Task: Only the lines from the top of the listing below to the line that has "import pandas as pd" should be echoed, with both ends kept and pictures left out.

Data shown:

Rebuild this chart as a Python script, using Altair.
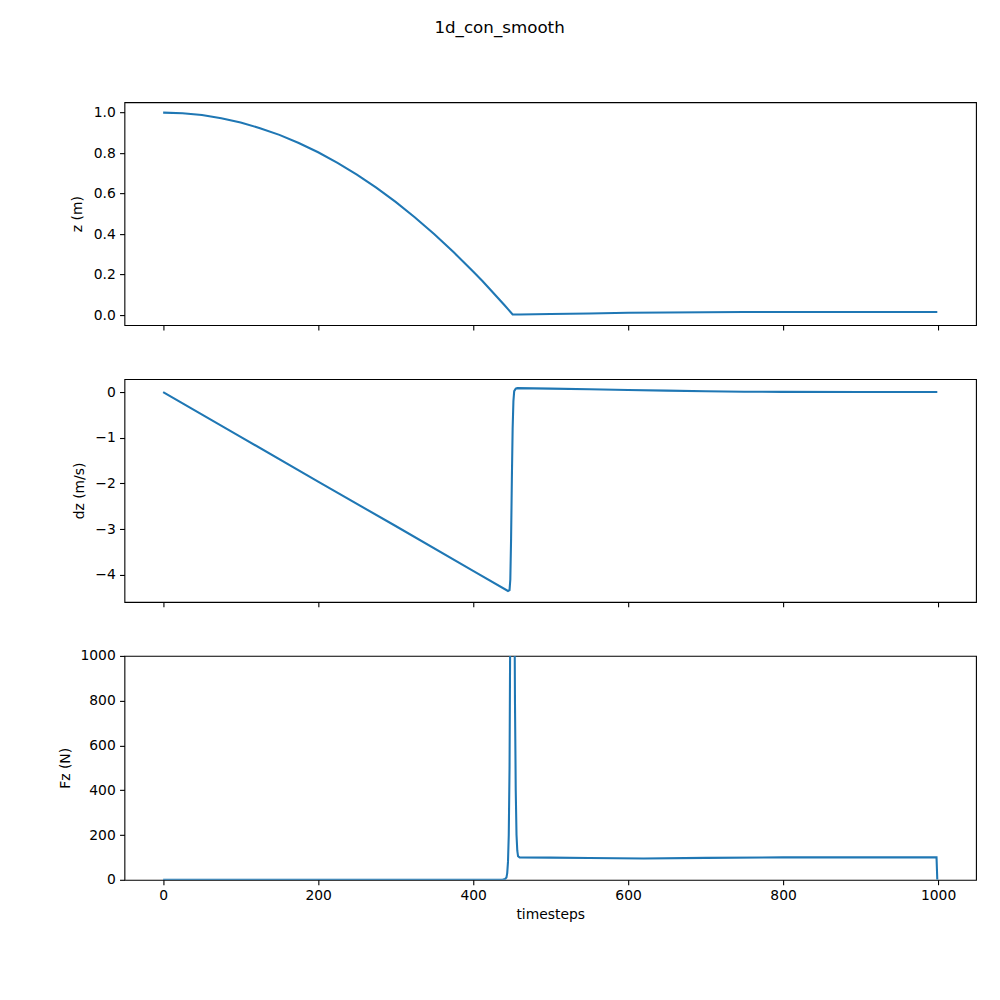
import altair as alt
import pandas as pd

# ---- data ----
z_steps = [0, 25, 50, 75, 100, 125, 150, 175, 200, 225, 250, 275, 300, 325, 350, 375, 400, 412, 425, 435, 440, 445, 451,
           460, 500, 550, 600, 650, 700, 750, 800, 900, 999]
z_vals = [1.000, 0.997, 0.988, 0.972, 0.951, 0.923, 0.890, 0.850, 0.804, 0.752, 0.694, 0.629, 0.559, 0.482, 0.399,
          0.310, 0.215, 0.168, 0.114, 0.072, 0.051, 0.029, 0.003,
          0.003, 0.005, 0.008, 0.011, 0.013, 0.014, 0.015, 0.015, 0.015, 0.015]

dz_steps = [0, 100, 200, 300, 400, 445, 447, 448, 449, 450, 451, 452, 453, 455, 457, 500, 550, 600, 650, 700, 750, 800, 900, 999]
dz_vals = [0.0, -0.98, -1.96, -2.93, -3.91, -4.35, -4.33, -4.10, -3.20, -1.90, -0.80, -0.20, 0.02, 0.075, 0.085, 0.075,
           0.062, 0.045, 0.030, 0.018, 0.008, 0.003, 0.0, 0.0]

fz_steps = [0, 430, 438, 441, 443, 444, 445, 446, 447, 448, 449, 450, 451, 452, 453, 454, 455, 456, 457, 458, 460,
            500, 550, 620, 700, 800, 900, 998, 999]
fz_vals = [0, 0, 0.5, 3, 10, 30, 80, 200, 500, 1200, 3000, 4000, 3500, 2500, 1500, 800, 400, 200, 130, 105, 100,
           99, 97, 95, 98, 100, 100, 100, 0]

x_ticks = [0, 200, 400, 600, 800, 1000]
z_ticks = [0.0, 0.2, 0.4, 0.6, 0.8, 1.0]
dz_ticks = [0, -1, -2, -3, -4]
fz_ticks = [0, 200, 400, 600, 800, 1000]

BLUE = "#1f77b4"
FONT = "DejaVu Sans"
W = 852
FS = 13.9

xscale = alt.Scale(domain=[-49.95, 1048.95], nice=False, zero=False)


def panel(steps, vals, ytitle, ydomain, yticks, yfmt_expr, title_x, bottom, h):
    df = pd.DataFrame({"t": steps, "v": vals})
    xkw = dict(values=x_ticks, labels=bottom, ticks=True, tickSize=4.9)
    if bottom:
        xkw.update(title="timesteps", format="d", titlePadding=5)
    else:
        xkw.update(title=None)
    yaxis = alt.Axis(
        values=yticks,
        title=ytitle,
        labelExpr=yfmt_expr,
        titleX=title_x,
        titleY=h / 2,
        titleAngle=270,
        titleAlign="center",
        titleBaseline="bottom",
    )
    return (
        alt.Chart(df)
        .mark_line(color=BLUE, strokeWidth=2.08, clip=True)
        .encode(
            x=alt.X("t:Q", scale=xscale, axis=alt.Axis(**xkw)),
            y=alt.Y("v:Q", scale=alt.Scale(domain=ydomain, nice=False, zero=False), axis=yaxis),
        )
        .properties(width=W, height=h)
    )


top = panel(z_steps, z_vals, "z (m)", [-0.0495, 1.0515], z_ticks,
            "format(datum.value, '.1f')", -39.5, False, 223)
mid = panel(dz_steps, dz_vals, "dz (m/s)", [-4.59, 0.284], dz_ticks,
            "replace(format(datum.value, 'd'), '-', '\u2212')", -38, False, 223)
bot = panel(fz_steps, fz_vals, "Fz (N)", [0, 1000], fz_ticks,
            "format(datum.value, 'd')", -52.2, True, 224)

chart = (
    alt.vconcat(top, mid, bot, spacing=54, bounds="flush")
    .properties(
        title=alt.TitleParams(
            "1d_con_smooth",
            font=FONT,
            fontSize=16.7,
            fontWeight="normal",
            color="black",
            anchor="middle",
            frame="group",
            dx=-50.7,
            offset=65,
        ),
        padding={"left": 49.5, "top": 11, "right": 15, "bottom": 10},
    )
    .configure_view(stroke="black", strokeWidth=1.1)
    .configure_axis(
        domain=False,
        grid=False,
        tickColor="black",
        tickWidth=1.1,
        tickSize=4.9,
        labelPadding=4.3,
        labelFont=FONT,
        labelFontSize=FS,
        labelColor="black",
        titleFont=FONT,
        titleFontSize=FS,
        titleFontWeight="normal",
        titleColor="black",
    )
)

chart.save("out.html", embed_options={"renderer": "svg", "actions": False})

Task output:
Rebuild this chart as a Python script, using Altair.
import altair as alt
import pandas as pd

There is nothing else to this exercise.